Figure credit: Gao et al. 2020.
Figure credit: Cytiva.
Differential scanning fluorimetry (DSF) is a "thermal shift" assay where the protein, small molecule and a fluorescent dye are heated together over a specified temperature range. As the temperature increases, the protein starts to denature (lose its shape) and unfold. The dye, which is hydrophobic (fat-soluble, "greasy") starts binding to the hydrophobic inner regions of the protein that become exposed, and causes an increase in signal. The dye, in essence, tracks how much of the protein has unfolded. The Tm, or "melting temperature" is defined as the temperature at which 50% of the proteins have been denatured. In the raw response-vs-temperature curve, the Tm lies in the inflection point (point of greatest slope), but as the figure on the bottom left shows, when the first-derivative of the curve is taken, the inflection point becomes a peak, or valley, which makes getting the Tm much more intuitive.
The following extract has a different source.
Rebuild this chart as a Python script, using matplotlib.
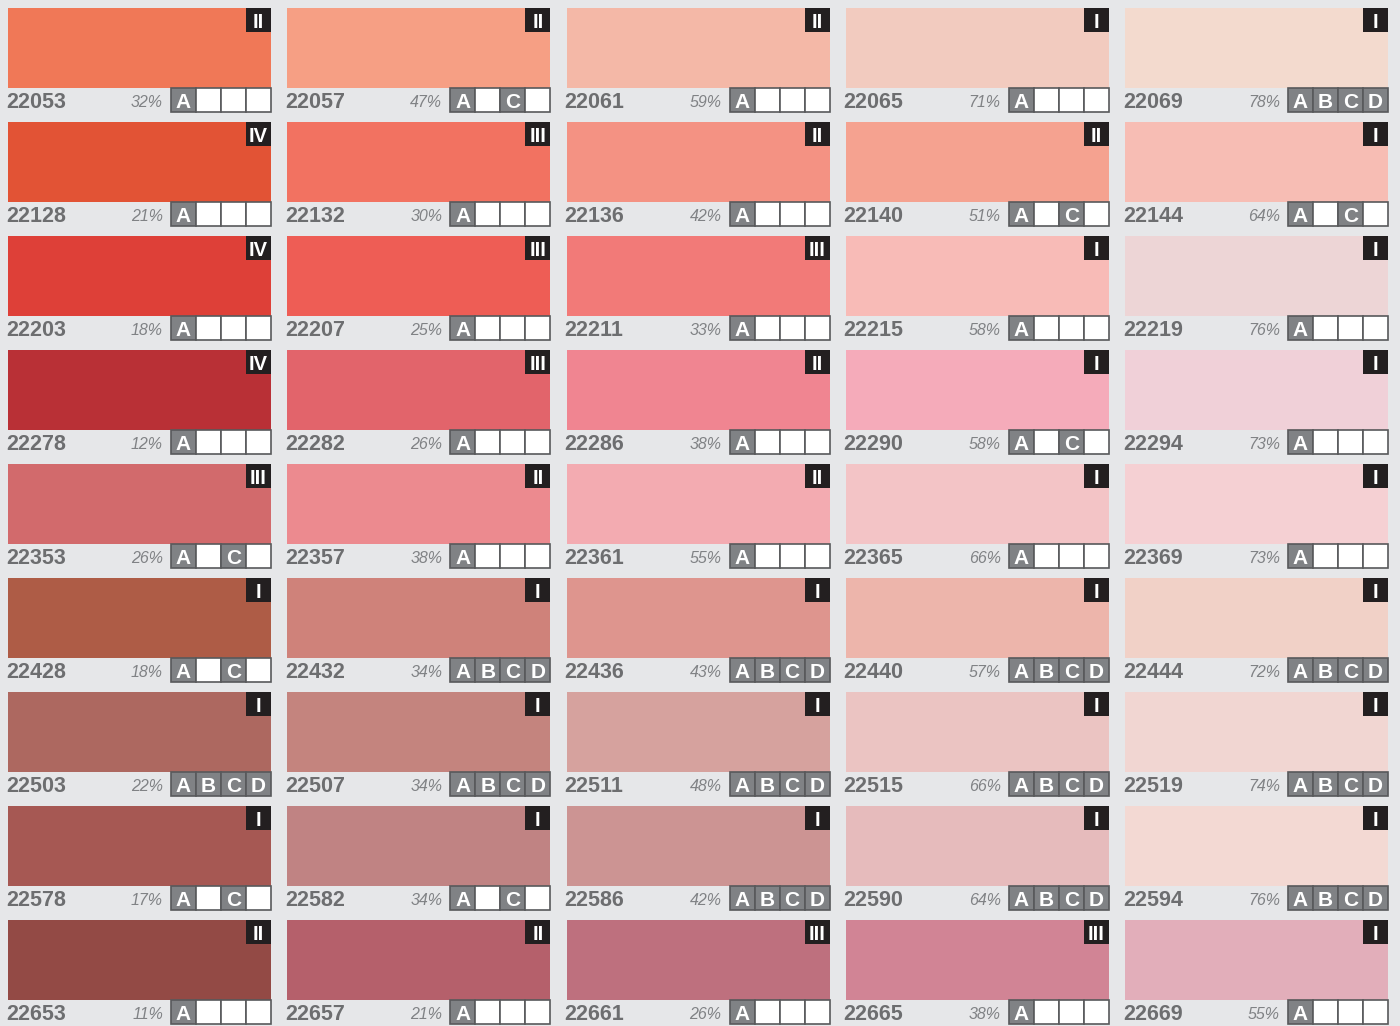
import matplotlib
matplotlib.use("Agg")
import matplotlib.pyplot as plt
from matplotlib.patches import Rectangle

# swatch data, one list per row (top to bottom), 5 columns each
codes = [
    ["22053", "22057", "22061", "22065", "22069"],
    ["22128", "22132", "22136", "22140", "22144"],
    ["22203", "22207", "22211", "22215", "22219"],
    ["22278", "22282", "22286", "22290", "22294"],
    ["22353", "22357", "22361", "22365", "22369"],
    ["22428", "22432", "22436", "22440", "22444"],
    ["22503", "22507", "22511", "22515", "22519"],
    ["22578", "22582", "22586", "22590", "22594"],
    ["22653", "22657", "22661", "22665", "22669"],
]
colors = [
    ["#F07857", "#F69F84", "#F4B8A7", "#F2CBBF", "#F3DACE"],
    ["#E25335", "#F27261", "#F49283", "#F5A290", "#F7BDB4"],
    ["#DE4038", "#EE5D55", "#F27A78", "#F8BBB7", "#EDD5D6"],
    ["#B93036", "#E2646B", "#F08591", "#F5ABBA", "#F0D0D8"],
    ["#D26A6C", "#EC8A8F", "#F3ABB1", "#F3C4C6", "#F5D0D3"],
    ["#AE5C46", "#CF827A", "#DE958E", "#EDB5AB", "#F1D1C7"],
    ["#AD6860", "#C4847E", "#D6A29E", "#EBC4C2", "#F1D6D2"],
    ["#A65853", "#C08383", "#CC9493", "#E6BBBC", "#F3D9D3"],
    ["#934A45", "#B5606B", "#BE707E", "#D18495", "#E2AEBA"],
]
numerals = [
    ["II", "II", "II", "I", "I"],
    ["IV", "III", "II", "II", "I"],
    ["IV", "III", "III", "I", "I"],
    ["IV", "III", "II", "I", "I"],
    ["III", "II", "II", "I", "I"],
    ["I", "I", "I", "I", "I"],
    ["I", "I", "I", "I", "I"],
    ["I", "I", "I", "I", "I"],
    ["II", "II", "III", "III", "I"],
]
percents = [
    [32, 47, 59, 71, 78],
    [21, 30, 42, 51, 64],
    [18, 25, 33, 58, 76],
    [12, 26, 38, 58, 73],
    [26, 38, 55, 66, 73],
    [18, 34, 43, 57, 72],
    [22, 34, 48, 66, 74],
    [17, 34, 42, 64, 76],
    [11, 21, 26, 38, 55],
]
flags = [
    ["A", "AC", "A", "A", "ABCD"],
    ["A", "A", "A", "AC", "AC"],
    ["A", "A", "A", "A", "A"],
    ["A", "A", "A", "AC", "A"],
    ["AC", "A", "A", "A", "A"],
    ["AC", "ABCD", "ABCD", "ABCD", "ABCD"],
    ["ABCD", "ABCD", "ABCD", "ABCD", "ABCD"],
    ["AC", "AC", "ABCD", "ABCD", "ABCD"],
    ["A", "A", "A", "A", "A"],
]
letters = "ABCD"

bg = "#E6E7E9"

fig = plt.figure(figsize=(14, 10.26), dpi=100, facecolor=bg)
ax = fig.add_axes([0, 0, 1, 1])
ax.set_xlim(0, 1400)
ax.set_ylim(1026, 0)
ax.axis("off")

sw_w, sw_h = 263, 80
col_step, row_step = 279.25, 114
box_w, box_h = 25, 24

for r in range(len(codes)):
    for c in range(len(codes[r])):
        x0 = 8 + c * col_step
        y0 = 8 + r * row_step
        ax.add_patch(Rectangle((x0, y0), sw_w, sw_h, facecolor=colors[r][c], edgecolor="none"))
        # roman numeral badge
        ax.add_patch(Rectangle((x0 + sw_w - 25, y0), 25, 24, facecolor="#231F20", edgecolor="none"))
        ax.text(x0 + sw_w - 12.5, y0 + 19.5, numerals[r][c], color="white", fontsize=14.5,
                fontweight="bold", family="Liberation Sans", ha="center", va="baseline")
        # code and percentage
        ax.text(x0 - 2, y0 + 100, codes[r][c], color="#6D6E70", fontsize=15.5, fontweight="bold",
                family="Liberation Sans", ha="left", va="baseline")
        ax.text(x0 + 155, y0 + 99, f"{percents[r][c]}%", color="#808285", fontsize=11.5,
                style="italic", family="Liberation Sans", ha="right", va="baseline")
        # A B C D boxes
        bx0 = x0 + sw_w - 4 * box_w
        by0 = y0 + sw_h
        for k, ch in enumerate(letters):
            on = ch in flags[r][c]
            ax.add_patch(Rectangle((bx0 + k * box_w, by0), box_w, box_h,
                                   facecolor="#808285" if on else "white",
                                   edgecolor="#58595B", linewidth=1.2))
            if on:
                ax.text(bx0 + k * box_w + box_w / 2, by0 + 20.5, ch, color="white",
                        fontsize=15, fontweight="bold", family="Liberation Sans",
                        ha="center", va="baseline")

fig.savefig("out.png", dpi=100, facecolor=bg)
It turns out that when ligands (such as the small molecules in our example) bind to the protein, the Tm changes. Reversible compounds change the Tm in a dose-dependent manner, meaning higher compound concentrations led to greater Tm shifts. Irreversible compounds exhibited a dose-independent Tm shift, which means the new Tm stayed the same no matter how much or how little compound was added (see second column of cartoon above). Here, now, was a phenomenon I could finally exploit to place the compounds into the buckets I wanted! The only catch...was that the DSF instrument software only let you assign the Tm's manually by eye. I knew there had to be some way of automating this process. Thus began the second half, the dry-lab half, of the project.
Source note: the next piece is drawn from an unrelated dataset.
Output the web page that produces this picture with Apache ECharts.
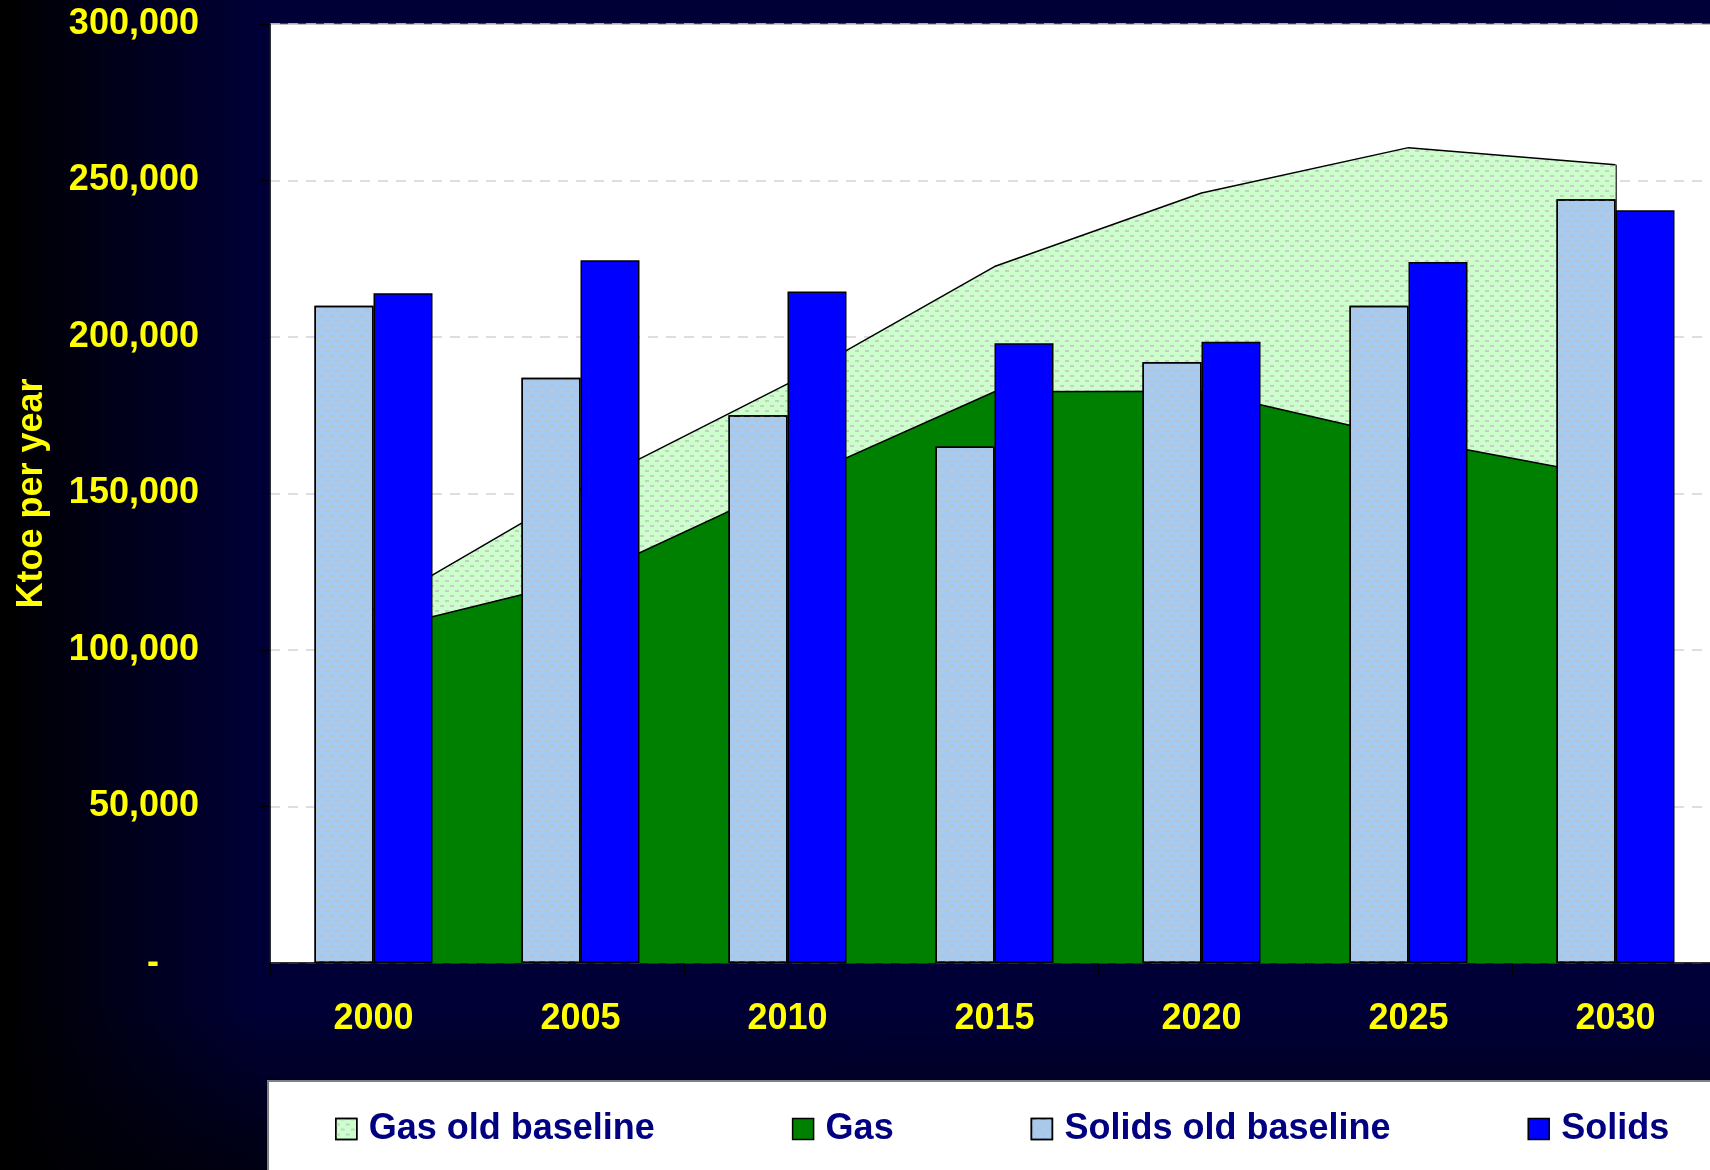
<!DOCTYPE html>
<html>
<head>
<meta charset="utf-8">
<title>Gas and solids consumption</title>
<script src="https://cdn.jsdelivr.net/npm/echarts@6/dist/echarts.min.js"></script>
<style>
  html, body { margin: 0; padding: 0; }
  body {
    width: 1710px; height: 1170px; overflow: hidden;
    background:
      linear-gradient(to bottom, rgba(0,0,0,0) 0%, rgba(0,0,0,0) 86%, rgba(0,0,0,0.65) 100%),
      linear-gradient(to right, #000000 0%, #00001a 7%, #000036 15%, #000038 100%);
  }
  /* the plot area runs a few pixels past the right edge of the page */
  #chart { width: 1720px; height: 1170px; }
</style>
</head>
<body>
<div id="chart"></div>
<script>
// Categories (years)
const years = ['2000', '2005', '2010', '2015', '2020', '2025', '2030'];

// Ktoe per year
const gasOldBaseline = [113000, 151500, 185000, 222500, 246000, 260500, 255000];
const gas = [106000, 122300, 153000, 182500, 182700, 167500, 155000];
const solidsOldBaseline = [210000, 187000, 175000, 165000, 192000, 210000, 244000];
const solids = [214000, 224500, 214500, 198000, 198500, 224000, 240500];

// Value axis range
const yMin = 0;
const yMax = 300000;
const yStep = 50000;

const FONT = '"Liberation Sans", Arial, sans-serif';
const YELLOW = '#ffff00';

// Dotted-dash fill used by the "old baseline" series
function dashDecal() {
  return {
    symbol: 'rect',
    symbolSize: 1,
    color: 'rgba(192,192,192,0.75)',
    dashArrayX: [[4, 6], [0, 5, 4, 1]],
    dashArrayY: [2, 3],
    rotation: 0
  };
}

const chart = echarts.init(document.getElementById('chart'), null, { renderer: 'canvas' });

const option = {
  backgroundColor: 'transparent',
  animation: false,
  graphic: [{
    type: 'rect',
    left: 267,
    top: 1080,
    z: 0,
    shape: { width: 1460, height: 100 },
    style: { fill: '#ffffff', stroke: '#808080', lineWidth: 2 }
  }],
  grid: {
    left: 270,
    top: 24,
    right: 1,
    bottom: 207,
    show: true,
    backgroundColor: '#ffffff',
    borderColor: '#808080',
    borderWidth: 1
  },
  legend: {
    left: 330,
    top: 1106,
    icon: 'rect',
    itemWidth: 21,
    itemHeight: 21,
    itemGap: 137,
    z: 5,
    itemStyle: { borderColor: '#000000', borderWidth: 1.5 },
    textStyle: {
      color: '#000080',
      fontFamily: FONT,
      fontWeight: 'bold',
      fontSize: 36,
      lineHeight: 36,
      padding: [0, 0, 0, 7]
    },
    data: ['Gas old baseline', 'Gas', 'Solids old baseline', 'Solids']
  },
  xAxis: {
    type: 'category',
    data: years,
    boundaryGap: true,
    axisLine: { show: true, lineStyle: { color: '#000000', width: 1.5 } },
    axisTick: { show: true, alignWithLabel: false, length: 12, lineStyle: { color: '#000000' } },
    axisLabel: {
      color: YELLOW,
      fontFamily: FONT,
      fontWeight: 'bold',
      fontSize: 36,
      margin: 38
    },
    splitLine: { show: false }
  },
  yAxis: {
    type: 'value',
    min: yMin,
    max: yMax,
    interval: yStep,
    name: 'Ktoe per year',
    nameLocation: 'middle',
    nameRotate: 90,
    nameGap: 220,
    nameTextStyle: {
      color: YELLOW,
      fontFamily: FONT,
      fontWeight: 'bold',
      fontSize: 36
    },
    axisLine: { show: true, lineStyle: { color: '#000000', width: 1.5 } },
    axisTick: { show: true, length: 10, lineStyle: { color: '#000000' } },
    axisLabel: {
      color: YELLOW,
      fontFamily: FONT,
      fontWeight: 'bold',
      fontSize: 36,
      margin: 71,
      formatter: function (v) {
        if (v === 0) return '{z|-}';
        return v.toLocaleString('en-US');
      },
      rich: {
        z: {
          color: YELLOW,
          fontFamily: FONT,
          fontWeight: 'bold',
          fontSize: 36,
          padding: [0, 40, 0, 0]
        }
      }
    },
    splitLine: {
      show: true,
      lineStyle: { color: '#d4d4d4', type: [10, 8], width: 1.5 }
    }
  },
  series: [
    {
      name: 'Gas old baseline',
      type: 'line',
      z: 1,
      data: gasOldBaseline,
      showSymbol: false,
      symbol: 'none',
      lineStyle: { color: '#000000', width: 1.5 },
      itemStyle: { color: '#ccffcc', borderColor: '#000000', borderWidth: 1.5, decal: dashDecal() },
      areaStyle: { color: '#ccffcc', opacity: 1 },
      markLine: {
        silent: true,
        z: 1,
        symbol: 'none',
        label: { show: false },
        lineStyle: { color: '#000000', width: 1.5, type: 'solid' },
        data: [[
          { xAxis: years[years.length - 1], yAxis: 0 },
          { xAxis: years[years.length - 1], yAxis: gasOldBaseline[gasOldBaseline.length - 1] }
        ]]
      }
    },
    {
      name: 'Gas',
      type: 'line',
      z: 1,
      data: gas,
      showSymbol: false,
      symbol: 'none',
      lineStyle: { color: '#000000', width: 1.5 },
      itemStyle: { color: '#008000', borderColor: '#000000', borderWidth: 1.5 },
      areaStyle: { color: '#008000', opacity: 1 }
    },
    {
      name: 'Solids old baseline',
      type: 'bar',
      z: 3,
      data: solidsOldBaseline,
      barWidth: 59,
      barGap: '0%',
      itemStyle: { color: '#a6caf0', borderColor: '#000000', borderWidth: 1.5, decal: dashDecal() }
    },
    {
      name: 'Solids',
      type: 'bar',
      z: 3,
      data: solids,
      barWidth: 59,
      barGap: '0%',
      itemStyle: { color: '#0000ff', borderColor: '#000000', borderWidth: 1.5 }
    }
  ]
};

chart.setOption(option);
</script>
</body>
</html>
I wrote a script on Python that took in the first-derivative curves from the instrument files and assigned the Tm's to each concentration of each compound based on the location of the valley. I took those Tm shifts and plotted them against concentration so that each compound now had only one characteristic curve instead of five (see third column in cartoon). The final step was to group the curves together by their shape to place them in their appropriate buckets. The result of all this was a reduction in the retest rate per set of compounds. Now, in the event that the user is unsure of the mechanism of action, they now only need to retest only 4 or 5 of the compounds instead of all 120.